La vida no es traicionera. Siempre avisa. Aunque lo hace a su modo. Y no siempre estamos dispuestos a escucharla. A veces lo hace con dolencias o problemas de salud; otras con personas o relaciones que se repiten una y otra vez en nuestra vida; quizás también mediante casualidades o situaciones que atribuimos a la mala suerte. Depende de nosotros escuchar el mensaje y la enseñanza que trata de transmitirnos. Si no, quizás estemos condenados a repetir curso una y otra vez.
A mí me tocó a mediados del año 2007. Su mensaje era alto y claro. Estábamos en la playa del Tintero en Málaga mi mujer, mi madre y yo, y a pocos metros nuestros 3 niños jugueteando en un pequeño tren junto a otros columpios. No les perdíamos ojo. Pero ello no impidió que en cuestión de dos minutos, la pequeña, con apenas dos años, se escabullese por el tren y desapareciera. No dábamos crédito. Era materialmente imposible que se hubiera desvanecido de esa forma. Las palpitaciones empezaron a subir por segundos, a la par que la angustia. Mucho más cuando era un día de muchísima resaca, con olas de varios metros, y la bandera roja ondeaba en la playa mientras el socorrista pedía a los bañistas abandonar el agua. No pude evitar pensar en lo peor. A fin de cuentas todos los medios de comunicación sacaban en sus portadas esos días el caso de la niña británica desaparecida en Portugal.

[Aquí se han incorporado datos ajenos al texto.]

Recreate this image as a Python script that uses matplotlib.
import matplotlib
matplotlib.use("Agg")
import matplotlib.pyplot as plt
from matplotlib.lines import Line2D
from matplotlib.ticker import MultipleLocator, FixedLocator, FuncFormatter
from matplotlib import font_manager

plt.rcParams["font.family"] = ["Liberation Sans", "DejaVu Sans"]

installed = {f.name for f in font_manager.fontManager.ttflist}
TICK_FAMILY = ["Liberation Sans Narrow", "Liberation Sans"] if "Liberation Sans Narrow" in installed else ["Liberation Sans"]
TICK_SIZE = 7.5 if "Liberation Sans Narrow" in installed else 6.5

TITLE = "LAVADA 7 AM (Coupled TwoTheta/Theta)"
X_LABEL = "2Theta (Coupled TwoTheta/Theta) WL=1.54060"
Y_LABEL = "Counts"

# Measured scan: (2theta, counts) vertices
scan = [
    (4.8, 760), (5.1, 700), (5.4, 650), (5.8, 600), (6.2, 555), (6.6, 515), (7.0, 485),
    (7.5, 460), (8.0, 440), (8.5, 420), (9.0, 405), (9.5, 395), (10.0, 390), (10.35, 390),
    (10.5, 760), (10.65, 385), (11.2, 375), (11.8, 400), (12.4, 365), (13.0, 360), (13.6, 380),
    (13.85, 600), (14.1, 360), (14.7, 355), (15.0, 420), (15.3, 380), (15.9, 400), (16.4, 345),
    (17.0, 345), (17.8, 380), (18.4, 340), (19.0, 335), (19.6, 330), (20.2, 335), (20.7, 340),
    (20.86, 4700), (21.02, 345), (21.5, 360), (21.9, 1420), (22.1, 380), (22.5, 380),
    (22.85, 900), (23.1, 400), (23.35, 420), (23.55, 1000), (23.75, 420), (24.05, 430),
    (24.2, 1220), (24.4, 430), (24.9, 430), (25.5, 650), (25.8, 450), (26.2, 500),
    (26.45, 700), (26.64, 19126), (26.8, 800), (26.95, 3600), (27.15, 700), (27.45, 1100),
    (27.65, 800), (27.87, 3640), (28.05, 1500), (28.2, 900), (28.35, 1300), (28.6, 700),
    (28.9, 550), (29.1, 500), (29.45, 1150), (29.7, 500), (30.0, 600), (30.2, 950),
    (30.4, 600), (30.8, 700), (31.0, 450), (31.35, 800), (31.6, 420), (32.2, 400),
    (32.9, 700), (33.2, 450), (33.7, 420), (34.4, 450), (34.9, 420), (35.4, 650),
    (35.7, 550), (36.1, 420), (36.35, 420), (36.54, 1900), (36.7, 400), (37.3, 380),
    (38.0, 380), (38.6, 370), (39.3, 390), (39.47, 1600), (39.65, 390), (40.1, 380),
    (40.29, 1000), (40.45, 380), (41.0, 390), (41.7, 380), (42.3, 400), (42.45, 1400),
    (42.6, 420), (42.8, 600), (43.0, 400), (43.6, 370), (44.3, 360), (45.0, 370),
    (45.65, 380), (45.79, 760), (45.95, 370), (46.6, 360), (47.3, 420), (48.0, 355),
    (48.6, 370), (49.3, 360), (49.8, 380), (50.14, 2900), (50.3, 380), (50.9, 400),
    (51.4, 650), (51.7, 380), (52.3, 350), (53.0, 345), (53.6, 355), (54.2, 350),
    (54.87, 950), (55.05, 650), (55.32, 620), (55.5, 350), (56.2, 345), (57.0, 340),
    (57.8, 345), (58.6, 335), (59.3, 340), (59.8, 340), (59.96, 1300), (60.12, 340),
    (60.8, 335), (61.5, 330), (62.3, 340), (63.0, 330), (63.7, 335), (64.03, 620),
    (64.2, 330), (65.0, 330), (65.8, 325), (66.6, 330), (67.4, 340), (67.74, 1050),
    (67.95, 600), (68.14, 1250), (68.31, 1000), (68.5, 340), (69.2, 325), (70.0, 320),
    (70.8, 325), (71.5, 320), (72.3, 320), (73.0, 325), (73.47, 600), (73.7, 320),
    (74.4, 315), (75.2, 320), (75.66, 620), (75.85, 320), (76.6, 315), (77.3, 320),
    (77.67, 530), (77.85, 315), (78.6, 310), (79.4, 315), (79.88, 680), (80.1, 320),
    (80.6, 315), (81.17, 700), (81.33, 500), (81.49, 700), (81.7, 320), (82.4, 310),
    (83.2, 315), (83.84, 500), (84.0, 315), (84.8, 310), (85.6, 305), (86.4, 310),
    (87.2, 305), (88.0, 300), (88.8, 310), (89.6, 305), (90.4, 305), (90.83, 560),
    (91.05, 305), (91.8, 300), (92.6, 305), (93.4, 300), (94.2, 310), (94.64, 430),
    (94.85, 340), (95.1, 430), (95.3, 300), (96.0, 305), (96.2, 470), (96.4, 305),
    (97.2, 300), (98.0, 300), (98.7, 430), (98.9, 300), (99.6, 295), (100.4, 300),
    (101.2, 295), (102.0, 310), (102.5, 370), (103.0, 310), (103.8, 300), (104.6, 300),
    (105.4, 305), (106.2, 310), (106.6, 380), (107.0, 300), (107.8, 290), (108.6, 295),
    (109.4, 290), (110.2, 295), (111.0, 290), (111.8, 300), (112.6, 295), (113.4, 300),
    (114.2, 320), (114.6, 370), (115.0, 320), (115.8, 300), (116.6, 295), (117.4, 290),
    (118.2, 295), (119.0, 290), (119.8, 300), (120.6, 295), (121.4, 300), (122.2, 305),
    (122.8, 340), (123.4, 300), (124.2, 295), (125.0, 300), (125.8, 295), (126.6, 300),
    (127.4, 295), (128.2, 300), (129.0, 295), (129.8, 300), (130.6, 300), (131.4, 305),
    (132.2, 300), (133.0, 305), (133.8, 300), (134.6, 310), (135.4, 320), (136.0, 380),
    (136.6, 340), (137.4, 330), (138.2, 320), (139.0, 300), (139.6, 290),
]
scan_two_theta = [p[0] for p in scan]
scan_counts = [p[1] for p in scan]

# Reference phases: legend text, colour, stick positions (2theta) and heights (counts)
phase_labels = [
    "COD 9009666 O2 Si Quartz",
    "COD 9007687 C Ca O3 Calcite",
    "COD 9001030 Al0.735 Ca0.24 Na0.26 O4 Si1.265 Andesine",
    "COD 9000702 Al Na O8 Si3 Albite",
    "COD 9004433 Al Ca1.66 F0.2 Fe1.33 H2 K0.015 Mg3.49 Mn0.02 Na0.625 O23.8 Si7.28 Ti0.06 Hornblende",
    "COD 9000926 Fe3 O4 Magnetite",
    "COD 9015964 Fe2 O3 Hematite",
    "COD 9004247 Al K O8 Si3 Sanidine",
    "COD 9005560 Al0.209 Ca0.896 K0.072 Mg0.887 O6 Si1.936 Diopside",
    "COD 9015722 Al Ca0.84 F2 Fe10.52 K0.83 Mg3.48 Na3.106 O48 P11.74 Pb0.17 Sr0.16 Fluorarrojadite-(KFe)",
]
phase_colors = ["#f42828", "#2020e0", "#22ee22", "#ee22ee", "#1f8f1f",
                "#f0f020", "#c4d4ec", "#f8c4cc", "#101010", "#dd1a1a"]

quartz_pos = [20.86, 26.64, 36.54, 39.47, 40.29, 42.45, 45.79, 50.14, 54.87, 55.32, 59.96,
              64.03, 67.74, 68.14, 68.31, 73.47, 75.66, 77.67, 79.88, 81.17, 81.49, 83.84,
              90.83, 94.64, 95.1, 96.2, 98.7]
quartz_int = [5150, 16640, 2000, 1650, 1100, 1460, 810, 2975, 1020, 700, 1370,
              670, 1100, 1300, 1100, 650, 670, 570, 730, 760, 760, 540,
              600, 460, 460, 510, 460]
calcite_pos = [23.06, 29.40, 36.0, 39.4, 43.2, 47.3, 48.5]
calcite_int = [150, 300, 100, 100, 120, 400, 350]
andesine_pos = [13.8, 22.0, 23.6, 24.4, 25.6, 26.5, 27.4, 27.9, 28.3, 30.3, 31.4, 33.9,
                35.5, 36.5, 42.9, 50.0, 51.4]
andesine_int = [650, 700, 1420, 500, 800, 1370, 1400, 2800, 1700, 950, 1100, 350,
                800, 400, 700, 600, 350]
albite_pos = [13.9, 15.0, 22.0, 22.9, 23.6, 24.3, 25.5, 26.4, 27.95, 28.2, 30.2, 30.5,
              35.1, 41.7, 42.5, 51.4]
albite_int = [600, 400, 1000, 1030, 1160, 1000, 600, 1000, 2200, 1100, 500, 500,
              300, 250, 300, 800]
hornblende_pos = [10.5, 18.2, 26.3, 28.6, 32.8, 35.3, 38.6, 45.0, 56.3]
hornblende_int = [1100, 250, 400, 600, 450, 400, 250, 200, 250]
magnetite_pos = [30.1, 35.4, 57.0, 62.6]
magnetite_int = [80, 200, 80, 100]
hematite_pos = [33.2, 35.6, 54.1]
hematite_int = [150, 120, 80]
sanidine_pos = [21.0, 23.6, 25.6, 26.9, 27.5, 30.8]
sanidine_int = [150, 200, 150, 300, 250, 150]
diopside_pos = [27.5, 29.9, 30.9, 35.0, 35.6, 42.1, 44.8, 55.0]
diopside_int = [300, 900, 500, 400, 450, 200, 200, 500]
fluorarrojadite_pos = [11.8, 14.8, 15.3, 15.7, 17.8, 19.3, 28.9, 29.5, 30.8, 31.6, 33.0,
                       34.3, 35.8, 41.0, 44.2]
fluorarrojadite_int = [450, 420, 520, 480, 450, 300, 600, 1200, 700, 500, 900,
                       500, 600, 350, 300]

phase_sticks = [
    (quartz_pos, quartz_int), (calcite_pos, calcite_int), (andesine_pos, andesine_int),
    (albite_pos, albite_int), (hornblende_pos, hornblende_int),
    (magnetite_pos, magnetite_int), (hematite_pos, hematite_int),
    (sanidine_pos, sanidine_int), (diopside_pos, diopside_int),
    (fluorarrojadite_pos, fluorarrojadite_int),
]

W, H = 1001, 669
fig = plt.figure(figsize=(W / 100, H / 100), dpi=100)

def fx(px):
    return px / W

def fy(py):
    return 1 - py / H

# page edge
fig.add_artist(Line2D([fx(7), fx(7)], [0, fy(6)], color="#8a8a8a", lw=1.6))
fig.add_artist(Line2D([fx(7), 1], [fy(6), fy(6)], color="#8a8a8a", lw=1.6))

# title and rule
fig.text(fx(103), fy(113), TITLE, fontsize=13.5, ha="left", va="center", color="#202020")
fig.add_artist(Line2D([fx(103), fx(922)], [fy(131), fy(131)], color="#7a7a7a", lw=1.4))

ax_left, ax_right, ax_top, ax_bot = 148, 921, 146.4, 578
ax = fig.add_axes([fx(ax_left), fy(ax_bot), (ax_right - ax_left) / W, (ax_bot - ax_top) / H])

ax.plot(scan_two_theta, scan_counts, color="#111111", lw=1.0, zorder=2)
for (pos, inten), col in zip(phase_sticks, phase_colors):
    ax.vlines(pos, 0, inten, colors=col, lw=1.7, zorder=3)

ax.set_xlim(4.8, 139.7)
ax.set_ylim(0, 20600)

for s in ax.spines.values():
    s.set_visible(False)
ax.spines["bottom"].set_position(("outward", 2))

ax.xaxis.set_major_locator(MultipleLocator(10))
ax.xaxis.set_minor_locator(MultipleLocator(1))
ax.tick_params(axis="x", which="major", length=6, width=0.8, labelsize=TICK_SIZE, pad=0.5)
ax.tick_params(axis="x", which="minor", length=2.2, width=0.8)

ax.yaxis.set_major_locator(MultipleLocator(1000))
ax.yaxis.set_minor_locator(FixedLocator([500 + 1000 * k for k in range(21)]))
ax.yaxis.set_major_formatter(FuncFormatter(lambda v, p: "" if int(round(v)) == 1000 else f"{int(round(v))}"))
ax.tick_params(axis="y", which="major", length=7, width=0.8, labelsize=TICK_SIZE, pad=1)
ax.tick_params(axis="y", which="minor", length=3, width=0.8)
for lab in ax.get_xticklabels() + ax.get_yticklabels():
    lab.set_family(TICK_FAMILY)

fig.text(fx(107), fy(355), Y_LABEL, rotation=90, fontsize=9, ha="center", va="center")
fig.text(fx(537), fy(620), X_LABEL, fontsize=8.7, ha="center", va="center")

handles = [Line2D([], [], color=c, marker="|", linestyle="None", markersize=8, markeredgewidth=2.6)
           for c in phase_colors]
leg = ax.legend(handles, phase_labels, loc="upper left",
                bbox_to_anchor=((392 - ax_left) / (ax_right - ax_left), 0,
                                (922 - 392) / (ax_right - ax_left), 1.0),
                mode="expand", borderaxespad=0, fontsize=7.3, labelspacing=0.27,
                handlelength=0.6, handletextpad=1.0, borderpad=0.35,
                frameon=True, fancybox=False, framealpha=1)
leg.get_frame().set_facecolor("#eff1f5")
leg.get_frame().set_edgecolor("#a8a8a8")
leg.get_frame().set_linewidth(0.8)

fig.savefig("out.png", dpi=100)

Corrí como un "poseso" a lo largo de la playa, sin rumbo ni concierto. La gente me miraba angustiada, contagiada por mi propia angustia. No sé si pasaron 15 minutos o 1 hora. A mí se me hicieron eternos. Al cabo de un rato la vi a lo lejos: venía de la mano de una señora, que se la había encontrado a casi 1 kilómetro, cerca ya del puerto deportivo de El Candado. No entendía nada. Pero ella ya estaba allí. Le di las gracias a la señora, cogí en brazos a mi hija con más fuerza que nunca, y me puse a llorar como un bebé. Jamás lo había hecho así. Y no era para nada propio de mí, una persona tan "equilibrada" y racional como yo. A fin de cuentas la niña estaba ya allí, sana y salva. Y sin embargo no era dueño de mis lágrimas, ni de lo que dictaba mi interior. Ahí, sin duda, había una señal de la vida, relacionada con las pérdidas o abandonos de mis seres queridos.
Pero no fue la única señal, y aprendizaje que recibí de la vida ese día. Al verme tan afectado, mi hijo mayor, de apenas 5 años, se acercó a mí, y profundamente consternado me dijo: "Papá, lo siento. Ha sido culpa mía. Debía haber cuidado mejor de la hermana". Me quedé estupefacto. Jamás había verbalizado que fuera tarea suya cuidar de su hermana; y menos aún estando tres adultos pendientes y a tan poca distancia de ellos. Pero de una u otra forma, a través de la comunicación no verbal, de mi actitud ante la vida, de las conexiones que nos unen a los seres humanos, le había transmitido a mi hijo mayor las mismas "paranoias", "hiper-responsabilidades" y esclavitudes que yo había tenido durante toda mi vida. Más claro, el agua. Y no bastaba con decirle que no, que él no tenía absolutamente ninguna culpa de lo sucedido. Debía profundizar en los orígenes de todo lo que estaba presenciando. Debía escuchar lo que la vida quería decirme. La bandera roja era grande y muy visible. Ese día empezó mi búsqueda de un mundo diferente para vivir. Ese día empecé a desaprender lo aprendido.
2 comentarios:
Los niños son extraordinarios, sacan de nosotros lo mejor, lo peor, lo desconocido y lo conocido que no queremos mostrar, creyendo que nos protege.
Gracias por compartir relatos tan íntimos. Excelente reflexión. La vida nos habla cada día. Depende de nosotros descifrar el menseaje. Un abrazo.